WORK INSTRUCTIONS: Leave out all pictures. Return exactly the lines from the top of the material through the line containing "-23.8, -32.0, -37.3]".

Start SOURCE EXCERPT

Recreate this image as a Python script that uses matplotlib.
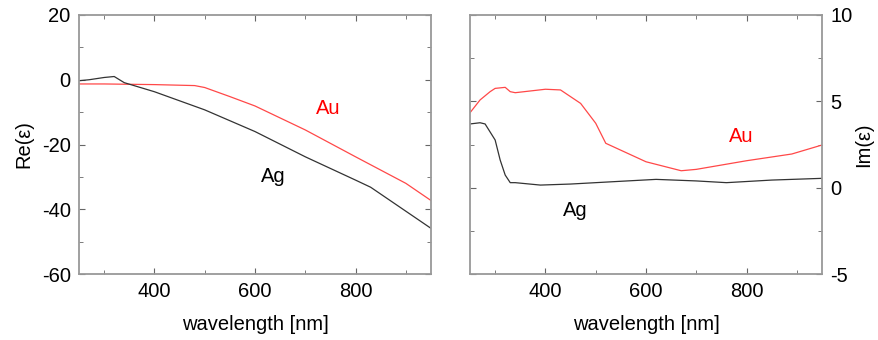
import numpy as np
import matplotlib
matplotlib.use("Agg")
import matplotlib.pyplot as plt
from matplotlib.ticker import MultipleLocator

plt.rcParams["font.family"] = ["Liberation Sans", "DejaVu Sans"]
plt.rcParams["axes.unicode_minus"] = False

# Re(eps) data
ag_re_wl = [250, 270, 300, 320, 340, 400, 500, 600, 700, 800, 830, 950]
ag_re = [-0.3, 0.0, 0.7, 1.0, -0.9, -3.7, -9.3, -16.0, -23.8, -31.0, -33.2, -45.9]
au_re_wl = [250, 300, 400, 480, 500, 550, 600, 700, 800, 900, 950]
au_re = [-1.3, -1.3, -1.5, -1.8, -2.4, -5.2, -8.1, -15.5, -23.8, -32.0, -37.3]

# Im(eps) data
au_im_wl = [250, 270, 290, 300, 320, 330, 340, 400, 430, 470, 500, 520,
            600, 670, 700, 800, 890, 950]
au_im = [4.34, 5.08, 5.56, 5.75, 5.81, 5.56, 5.5, 5.7, 5.66, 4.88, 3.73, 2.57,
         1.5, 0.98, 1.06, 1.56, 1.95, 2.47]
ag_im_wl = [250, 270, 280, 300, 310, 320, 330, 340, 390, 450, 550, 620,
            700, 760, 850, 950]
ag_im = [3.69, 3.76, 3.69, 2.76, 1.6, 0.73, 0.29, 0.29, 0.15, 0.21, 0.37, 0.48,
         0.39, 0.29, 0.44, 0.54]

black = "#333333"
red = "#ff4848"
fs = 14.5


def style(ax):
    for s in ax.spines.values():
        s.set_color("#999999")
        s.set_linewidth(1.3)
    ax.set_xlim(250, 950)
    ax.xaxis.set_major_locator(MultipleLocator(200))
    ax.xaxis.set_minor_locator(MultipleLocator(100))
    ax.tick_params(which="both", direction="in", top=True, right=True,
                   color="#666666", labelsize=fs, pad=6)
    ax.tick_params(which="major", length=4)
    ax.tick_params(which="minor", length=3)
    ax.set_xlabel("wavelength [nm]", fontsize=fs, labelpad=10)


fig = plt.figure(figsize=(8.79, 3.4), dpi=100)
ax1 = fig.add_axes([79 / 879, 1 - 274 / 340, 352 / 879, 259 / 340])
ax2 = fig.add_axes([470 / 879, 1 - 274 / 340, 352 / 879, 259 / 340])

ax1.plot(au_re_wl, au_re, color=red, lw=0.9)
ax1.plot(ag_re_wl, ag_re, color=black, lw=0.9)
style(ax1)
ax1.set_ylim(-60, 20)
ax1.yaxis.set_major_locator(MultipleLocator(20))
ax1.yaxis.set_minor_locator(MultipleLocator(10))
ax1.set_ylabel("Re(ε)", fontsize=fs, labelpad=6)
ax1.text(746, -8.8, "Au", color="red", fontsize=fs, ha="center", va="center")
ax1.text(637, -30, "Ag", color="black", fontsize=fs, ha="center", va="center")

ax2.plot(au_im_wl, au_im, color=red, lw=0.9)
ax2.plot(ag_im_wl, ag_im, color=black, lw=0.9)
style(ax2)
ax2.set_ylim(-5, 10)
ax2.yaxis.set_major_locator(MultipleLocator(5))
ax2.yaxis.set_minor_locator(MultipleLocator(2.5))
ax2.yaxis.tick_right()
ax2.tick_params(which="both", left=True, labelleft=False, labelright=True)
ax2.yaxis.set_label_position("right")
ax2.set_ylabel("Im(ε)", fontsize=fs, labelpad=1)
ax2.text(789, 2.95, "Au", color="red", fontsize=fs, ha="center", va="center")
ax2.text(459, -1.3, "Ag", color="black", fontsize=fs, ha="center", va="center")

fig.savefig("out.png", dpi=100)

End SOURCE EXCERPT

REPLY TO THE TASK:
Recreate this image as a Python script that uses matplotlib.
import numpy as np
import matplotlib
matplotlib.use("Agg")
import matplotlib.pyplot as plt
from matplotlib.ticker import MultipleLocator

plt.rcParams["font.family"] = ["Liberation Sans", "DejaVu Sans"]
plt.rcParams["axes.unicode_minus"] = False

# Re(eps) data
ag_re_wl = [250, 270, 300, 320, 340, 400, 500, 600, 700, 800, 830, 950]
ag_re = [-0.3, 0.0, 0.7, 1.0, -0.9, -3.7, -9.3, -16.0, -23.8, -31.0, -33.2, -45.9]
au_re_wl = [250, 300, 400, 480, 500, 550, 600, 700, 800, 900, 950]
au_re = [-1.3, -1.3, -1.5, -1.8, -2.4, -5.2, -8.1, -15.5, -23.8, -32.0, -37.3]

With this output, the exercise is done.